<<<<

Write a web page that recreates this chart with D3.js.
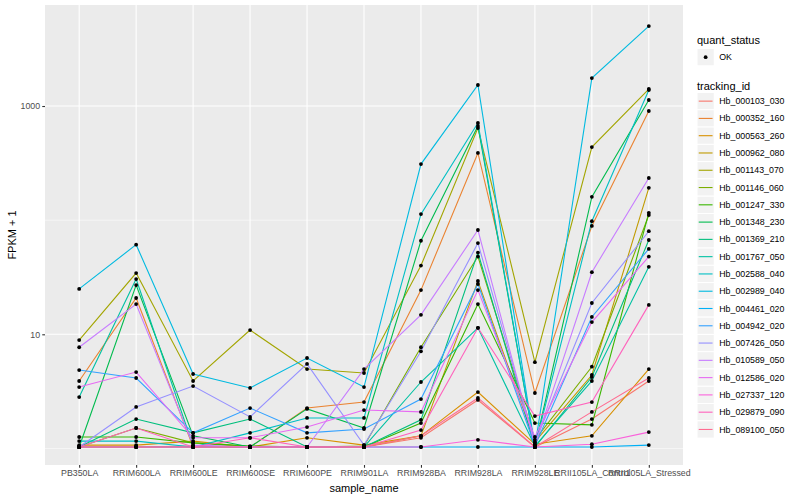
<!DOCTYPE html>
<html>
<head>
<meta charset="utf-8">
<script src="https://cdn.jsdelivr.net/npm/d3@7/dist/d3.min.js"></script>
<style>
body { margin: 0; background: #fff; }
svg text { font-family: "Liberation Sans", Arial, sans-serif; }
</style>
</head>
<body>
<svg id="chart" width="800" height="500"></svg>
<script>
// samples on the x axis
var samples = ["PB350LA", "RRIM600LA", "RRIM600LE", "RRIM600SE", "RRIM600PE", "RRIM901LA",
	"RRIM928BA", "RRIM928LA", "RRIM928LE", "RRII105LA_Control", "RRII105LA_Stressed"];

// FPKM + 1 per gene, one value per sample
var Hb_000103_030 = [1.03, 1.03, 1.05, 1.03, 1.03, 1.03, 1.24, 2.66, 1.03, 1.81, 3.90];
var Hb_000352_160 = [3.90, 20.8, 1.03, 1.03, 2.26, 2.55, 24.4, 388, 3.06, 89, 904];
var Hb_000563_260 = [1.07, 1.07, 1.16, 1.03, 1.24, 1.07, 1.29, 3.12, 1.09, 1.29, 4.96];
var Hb_000962_080 = [1.03, 1.03, 1.03, 1.03, 1.03, 1.03, 1.29, 29.3, 1.14, 4.40, 192];
var Hb_001143_070 = [8.9, 34.4, 3.90, 10.9, 4.96, 4.58, 40, 641, 5.7, 437, 1409];
var Hb_001146_060 = [1.03, 1.51, 1.12, 1.03, 1.03, 1.05, 7.7, 48, 1.19, 5.2, 111];
var Hb_001247_330 = [1.26, 1.26, 1.12, 1.05, 1.03, 1.03, 1.67, 18.4, 1.67, 1.61, 116];
var Hb_001348_230 = [1.03, 27, 1.29, 1.03, 2.22, 1.51, 66, 668, 1.03, 160, 1129];
var Hb_001369_210 = [1.03, 1.81, 1.37, 1.81, 1.03, 1.03, 1.78, 52, 1.03, 4.22, 67];
var Hb_001767_050 = [2.82, 30.5, 1.05, 1.03, 1.03, 1.03, 3.82, 11.4, 1.05, 3.90, 39];
var Hb_002588_040 = [1.16, 1.16, 1.03, 1.37, 1.85, 1.85, 113, 710, 1.03, 98, 1381];
var Hb_002989_040 = [25, 61, 4.49, 3.39, 6.2, 3.45, 310, 1528, 1.03, 1758, 5020];
var Hb_004461_020 = [1.03, 1.03, 1.03, 1.03, 1.03, 1.03, 1.03, 1.03, 1.03, 1.03, 1.07];
var Hb_004942_020 = [4.86, 4.14, 1.37, 2.26, 1.37, 1.48, 2.71, 27.6, 1.05, 14.2, 56];
var Hb_007426_050 = [1.03, 2.31, 3.52, 1.89, 5.5, 1.07, 7.1, 63, 1.12, 18.8, 80];
var Hb_010589_050 = [7.7, 18.4, 1.07, 1.03, 1.03, 4.96, 14.8, 82, 1.07, 35, 234];
var Hb_012586_020 = [3.45, 4.67, 1.24, 1.24, 1.54, 2.17, 2.09, 24.4, 1.26, 12.8, 48];
var Hb_027337_120 = [1.03, 1.03, 1.03, 1.03, 1.03, 1.03, 1.03, 1.19, 1.03, 1.09, 1.39];
var Hb_029879_090 = [1.03, 1.51, 1.03, 1.24, 1.03, 1.03, 1.45, 11.4, 1.92, 2.55, 18.1];
var Hb_089100_050 = [1.03, 1.03, 1.03, 1.03, 1.03, 1.03, 1.29, 2.77, 1.03, 2.09, 4.14];

var trackingIds = ["Hb_000103_030", "Hb_000352_160", "Hb_000563_260", "Hb_000962_080", "Hb_001143_070",
	"Hb_001146_060", "Hb_001247_330", "Hb_001348_230", "Hb_001369_210", "Hb_001767_050",
	"Hb_002588_040", "Hb_002989_040", "Hb_004461_020", "Hb_004942_020", "Hb_007426_050",
	"Hb_010589_050", "Hb_012586_020", "Hb_027337_120", "Hb_029879_090", "Hb_089100_050"];
var seriesValues = [Hb_000103_030, Hb_000352_160, Hb_000563_260, Hb_000962_080, Hb_001143_070,
	Hb_001146_060, Hb_001247_330, Hb_001348_230, Hb_001369_210, Hb_001767_050,
	Hb_002588_040, Hb_002989_040, Hb_004461_020, Hb_004942_020, Hb_007426_050,
	Hb_010589_050, Hb_012586_020, Hb_027337_120, Hb_029879_090, Hb_089100_050];

var quantStatus = ["OK"];
var yMajorTicks = [10, 1000];
var yMinorTicks = [1, 100, 10000];
// axis limits (log10) as in the reference panel
var yLimitsLog = [-0.145, 3.885];

// ggplot hue palette
var colors = ["#F8766D", "#EA8331", "#D89000", "#C09B00", "#A3A500", "#7CAE00", "#39B600", "#00BB4E",
	"#00BF7D", "#00C1A3", "#00BFC4", "#00BAE0", "#00B0F6", "#35A2FF", "#9590FF", "#C77CFF",
	"#E76BF3", "#FA62DB", "#FF62BC", "#FF6C91"];

var svg = d3.select("#chart");
var panel = {left: 45, right: 683, top: 5, bottom: 465};

var x = d3.scalePoint()
	.domain(samples)
	.range([panel.left, panel.right])
	.padding(0.6);

var y = d3.scaleLog()
	.domain([Math.pow(10, yLimitsLog[0]), Math.pow(10, yLimitsLog[1])])
	.range([panel.bottom, panel.top]);

var color = d3.scaleOrdinal().domain(trackingIds).range(colors);

// panel background + grid
svg.append("rect")
	.attr("x", panel.left).attr("y", panel.top)
	.attr("width", panel.right - panel.left)
	.attr("height", panel.bottom - panel.top)
	.style("fill", "#EBEBEB");

var grid = svg.append("g");
grid.selectAll(".minor")
	.data(yMinorTicks.filter(function(v) { return v >= y.domain()[0] && v <= y.domain()[1]; }))
	.enter().append("line")
	.attr("x1", panel.left).attr("x2", panel.right)
	.attr("y1", function(d) { return y(d); })
	.attr("y2", function(d) { return y(d); })
	.style("stroke", "#fff").style("stroke-width", 0.55);
grid.selectAll(".major")
	.data(yMajorTicks)
	.enter().append("line")
	.attr("x1", panel.left).attr("x2", panel.right)
	.attr("y1", function(d) { return y(d); })
	.attr("y2", function(d) { return y(d); })
	.style("stroke", "#fff").style("stroke-width", 1.1);
grid.selectAll(".vert")
	.data(samples)
	.enter().append("line")
	.attr("x1", function(d) { return x(d); })
	.attr("x2", function(d) { return x(d); })
	.attr("y1", panel.top).attr("y2", panel.bottom)
	.style("stroke", "#fff").style("stroke-width", 1.1);

// lines
var line = d3.line()
	.x(function(d, i) { return x(samples[i]); })
	.y(function(d) { return y(d); });

svg.append("g").selectAll("path")
	.data(seriesValues)
	.enter().append("path")
	.attr("d", line)
	.style("fill", "none")
	.style("stroke", function(d, i) { return color(trackingIds[i]); })
	.style("stroke-width", 1.1);

// points
var pts = svg.append("g");
seriesValues.forEach(function(vals) {
	pts.selectAll(null)
		.data(vals)
		.enter().append("circle")
		.attr("cx", function(d, i) { return x(samples[i]); })
		.attr("cy", function(d) { return y(d); })
		.attr("r", 1.9)
		.style("fill", "#000");
});

// axes
var yAxis = d3.axisLeft(y).tickValues(yMajorTicks).tickFormat(d3.format("d"))
	.tickSize(2.75).tickPadding(2.2);
var gy = svg.append("g").attr("transform", "translate(" + panel.left + ",0)").call(yAxis);

var xAxis = d3.axisBottom(x).tickSize(2.75).tickPadding(2.2);
var gx = svg.append("g").attr("transform", "translate(0," + panel.bottom + ")").call(xAxis);

[gx, gy].forEach(function(g) {
	g.select(".domain").remove();
	g.selectAll(".tick line").style("stroke", "#333333").style("stroke-width", 1.1);
	g.selectAll(".tick text").style("fill", "#4D4D4D").style("font-size", "8.8px")
		.style("font-family", "Liberation Sans, Arial, sans-serif");
});

svg.append("text")
	.attr("x", (panel.left + panel.right) / 2)
	.attr("y", 492)
	.attr("text-anchor", "middle")
	.style("font-size", "11px")
	.text("sample_name");

svg.append("text")
	.attr("transform", "translate(16," + (panel.top + panel.bottom) / 2 + ") rotate(-90)")
	.attr("text-anchor", "middle")
	.style("font-size", "11px")
	.text("FPKM + 1");

// legends
var lx = 697, key = 17.28;
var leg = svg.append("g");

leg.append("text").attr("x", lx).attr("y", 44).style("font-size", "11px").text("quant_status");
var qs = leg.selectAll(".qs").data(quantStatus).enter().append("g")
	.attr("transform", function(d, i) { return "translate(" + lx + "," + (48.5 + i * key) + ")"; });
qs.append("rect").attr("width", key).attr("height", key)
	.style("fill", "#F2F2F2").style("stroke", "#fff");
qs.append("circle").attr("cx", key / 2).attr("cy", key / 2).attr("r", 1.9).style("fill", "#000");
qs.append("text").attr("x", key + 5).attr("y", key / 2).attr("dy", "0.35em")
	.style("font-size", "8.8px").text(function(d) { return d; });

leg.append("text").attr("x", lx).attr("y", 90).style("font-size", "11px").text("tracking_id");
var ti = leg.selectAll(".ti").data(trackingIds).enter().append("g")
	.attr("transform", function(d, i) { return "translate(" + lx + "," + (92.5 + i * key) + ")"; });
ti.append("rect").attr("width", key).attr("height", key)
	.style("fill", "#F2F2F2").style("stroke", "#fff");
ti.append("line")
	.attr("x1", key * 0.1).attr("x2", key * 0.9)
	.attr("y1", key / 2).attr("y2", key / 2)
	.style("stroke", function(d) { return color(d); })
	.style("stroke-width", 1.1);
ti.append("text").attr("x", key + 5).attr("y", key / 2).attr("dy", "0.35em")
	.style("font-size", "8.8px").text(function(d) { return d; });
</script>
</body>
</html>
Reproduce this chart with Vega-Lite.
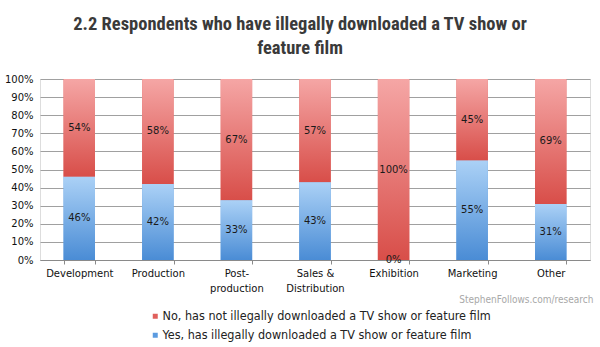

>>>>

* **Instructions for the task**
How many of these lines contain "with"? Write only the number.

* **Output of the exercise**
2